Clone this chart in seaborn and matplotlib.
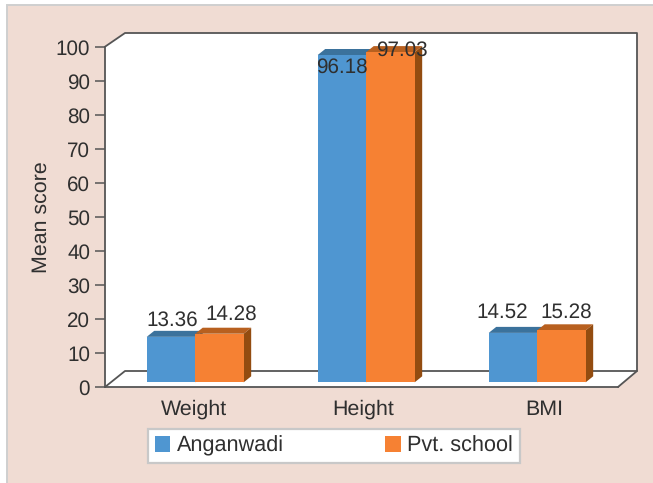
import pandas as pd
import matplotlib.pyplot as plt
import seaborn as sns
from matplotlib.patches import Polygon, Rectangle, Patch
from matplotlib.lines import Line2D
from matplotlib.transforms import Affine2D, IdentityTransform

# data
categories = ['Weight', 'Height', 'BMI']
anganwadi = [13.36, 96.18, 14.52]
pvt_school = [14.28, 97.03, 15.28]
series_names = ['Anganwadi', 'Pvt. school']
y_ticks = [0, 10, 20, 30, 40, 50, 60, 70, 80, 90, 100]

# colours
panel_col = '#f0dcd3'
border_col = '#cfcfcf'
line_col = '#555555'
text_col = '#2f2f2f'
front_cols = ['#4f96d1', '#f68133']
top_cols = ['#3b729c', '#b8601f']
side_cols = ['#2f5f85', '#934c10']

# label offsets from the top middle of each bar front, in pixels
label_offsets = [
    [(1, 11), (0, -18), (-11, 15)],
    [(12, 14), (11, -4), (5, 13)],
]
# the category labels are not quite centred under their bars
xlabel_nudge = [-1.5, -3.5, 7]

sns.set_style('ticks')
plt.rcParams['font.family'] = ['Liberation Sans', 'DejaVu Sans']
plt.rcParams['text.hinting'] = 'no_hinting'

W, H = 653, 483
fig = plt.figure(figsize=(W / 100, H / 100), dpi=100, facecolor='white')
ax = fig.add_axes([105 / W, (H - 387) / H, 513 / W, 340.3 / H])
ax.set_facecolor('none')

# background panel
fig.add_artist(Rectangle((6.5 / W, -0.1), 1, 1.1 - 5.5 / H, transform=fig.transFigure,
                         facecolor=panel_col, edgecolor=border_col, linewidth=1.4, zorder=-1))

df = pd.DataFrame({
    'category': categories * 2,
    'score': anganwadi + pvt_school,
    'group': [series_names[0]] * 3 + [series_names[1]] * 3,
})
sns.barplot(data=df, x='category', y='score', hue='group', palette=front_cols,
            width=0.567, gap=0, legend=False, saturation=1, ax=ax, zorder=1)

ax.set_xlim(-0.5, 2.5)
ax.set_ylim(0, 100)
ax.set_yticks(y_ticks)

# 3d box: back wall and floor, taken from the axes corners
depth_x, depth_y = 20, 16
x0, y0 = ax.transAxes.transform((0, 0))
x1, y1 = ax.transAxes.transform((1, 1))
bx0, by0, bx1, by1 = x0 + depth_x, y0 + depth_y, x1 + depth_x - 1, y1 + 13.7
ident = IdentityTransform()
ax.add_patch(Polygon([(x0, y0), (x1, y0), (bx1, by0), (bx1, by1), (bx0, by1), (x0, y1)],
                     closed=True, facecolor='white', edgecolor='none',
                     transform=ident, clip_on=False, zorder=0))
box_lines = [
    [(x0, y1), (bx0, by1), (bx1, by1), (bx1, by0), (bx0, by0), (x0, y0)],
    [(x1, y0), (bx1, by0)],
]
for pts in box_lines:
    xs, ys = zip(*pts)
    ax.add_line(Line2D(xs, ys, color=line_col, linewidth=1.3, transform=ident,
                       clip_on=False, zorder=0.5))

# bars sit a little inside the box, then get a top and a side face
shift_x, shift_y = 4.7, 4.7
bar_dx, bar_dy = 7.5, 6
shift = ax.transData + Affine2D().translate(shift_x, shift_y)
for i, container in enumerate(ax.containers):
    for j, bar in enumerate(container):
        bar.set_transform(shift)
        bar.set_edgecolor('none')
        bar.set_clip_on(False)
        x_l = bar.get_x()
        x_r = x_l + bar.get_width()
        val = bar.get_height()
        (px_l, py_b), (px_r, py_t) = shift.transform([(x_l, 0), (x_r, val)])
        ax.add_patch(Polygon([(px_l, py_t), (px_r, py_t), (px_r + bar_dx, py_t + bar_dy),
                              (px_l + bar_dx, py_t + bar_dy)], closed=True,
                             facecolor=top_cols[i], edgecolor='none', transform=ident,
                             clip_on=False, zorder=0.9))
        ax.add_patch(Polygon([(px_r, py_b), (px_r + bar_dx, py_b + bar_dy),
                              (px_r + bar_dx, py_t + bar_dy), (px_r, py_t)], closed=True,
                             facecolor=side_cols[i], edgecolor='none', transform=ident,
                             clip_on=False, zorder=0.9))
        dx, dy = label_offsets[i][j]
        ax.annotate(f'{val:.2f}', xy=((px_l + px_r) / 2 + dx, py_t + dy), xycoords=ident,
                    ha='center', va='baseline', fontsize=14.9, color=text_col,
                    annotation_clip=False, zorder=4)

# axes styling
sns.despine(ax=ax, top=True, right=True)
for s in ['left', 'bottom']:
    ax.spines[s].set_color(line_col)
    ax.spines[s].set_linewidth(1.3)
ax.tick_params(axis='y', length=7.2, width=1.1, color=line_col, pad=3.6,
               labelsize=14.9, labelcolor=text_col)
ax.tick_params(axis='x', length=0, pad=9, labelsize=15.4, labelcolor=text_col)
ax.set_xlabel('')
ax.set_ylabel('Mean score', fontsize=15.4, color=text_col, labelpad=3.5)

# x labels follow the bars
for lab, nudge in zip(ax.get_xticklabels(), xlabel_nudge):
    lab.set_transform(lab.get_transform() + Affine2D().translate(shift_x + nudge, 0))

handles = [Patch(facecolor=front_cols[k], edgecolor='none', label=series_names[k])
           for k in range(2)]
leg = ax.legend(handles=handles, ncol=2, loc='lower left',
                bbox_to_anchor=(148 / W, 1 - 463 / H), bbox_transform=fig.transFigure,
                borderaxespad=0, fontsize=15.6, frameon=True, fancybox=False, framealpha=1,
                handlelength=0.7, handleheight=0.7, handletextpad=0.3, columnspacing=4.7,
                borderpad=0.32, labelcolor=text_col)
leg.get_frame().set_edgecolor('#c8c8c8')
leg.get_frame().set_linewidth(1.6)
leg.set_zorder(5)

fig.savefig('out.png', dpi=100, facecolor='white')
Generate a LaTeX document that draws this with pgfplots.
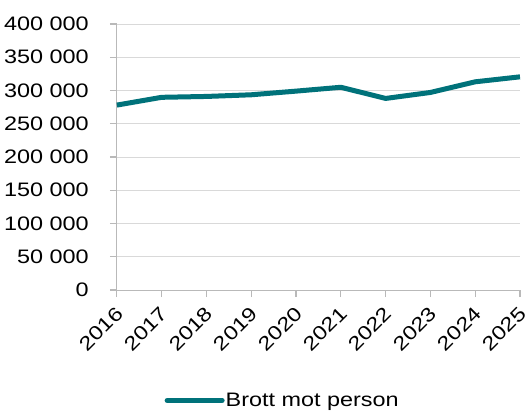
\documentclass[border=0pt]{standalone}
\usepackage{fontspec}
\setmainfont{Liberation Sans}[FakeStretch=1.2]
\usepackage{pgfplots}
\pgfplotsset{compat=1.18}
\definecolor{teal1}{RGB}{0,114,122}
\definecolor{gridg}{RGB}{217,217,217}
\definecolor{axg}{RGB}{185,185,185}

\begin{document}
\begin{tikzpicture}
\begin{axis}[
  scale only axis,
  width=403pt, height=266pt,
  xmin=2016, xmax=2025,
  ymin=0, ymax=400000,
  xtick={2016,...,2025},
  xticklabels={2016,2017,2018,2019,2020,2021,2022,2023,2024,2025},
  ytick={0,50000,100000,150000,200000,250000,300000,350000,400000},
  yticklabels={0,50 000,100 000,150 000,200 000,250 000,300 000,350 000,400 000},
  % shifts act in the rotated frame
  xticklabel style={rotate=45, anchor=east, inner sep=0pt, xshift=-7.5pt, yshift=-11.5pt,
    font=\fontsize{19.5}{21}\selectfont},
  yticklabel style={font=\fontsize{19.5}{21}\selectfont, inner sep=0pt, xshift=-21pt},
  scaled y ticks=false,
  axis x line*=bottom,
  axis y line*=left,
  axis line style={axg, line width=1pt},
  ymajorgrids,
  grid style={gridg, line width=0.8pt},
  xtick align=outside,
  ytick align=outside,
  major tick length=7pt,
  every tick/.style={draw=axg, line width=1.2pt},
  legend style={at={(0.41,-0.415)}, anchor=center, draw=none, fill=none,
    font=\fontsize{19.5}{21}\selectfont, legend columns=1, inner sep=0pt,
    nodes={inner sep=1pt}},
  legend image code/.code={\draw[#1, line cap=round] (0pt,0pt) -- (55pt,0pt);},
  clip=false,
]
\addplot[teal1, line width=5pt, line join=round] coordinates {
  (2016,278000) (2017,289700) (2018,291000) (2019,293500) (2020,299000)
  (2021,304800) (2022,288000) (2023,297000) (2024,313000) (2025,320500)
};
\addlegendentry{Brott mot person}
\coordinate (bl) at (rel axis cs:-0.29,-0.451);
\coordinate (tr) at (rel axis cs:1.0124,1.09);
\end{axis}
\pgfresetboundingbox
\path (bl) rectangle (tr);
\end{tikzpicture}
\end{document}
▬▬▬▬▬▬▬▬▬▬
-- AIM --
From the listing above, copy out each line where the word "this" appears.

-- TASK OUTPUT --
Clone this chart in seaborn and matplotlib.
Generate a LaTeX document that draws this with pgfplots.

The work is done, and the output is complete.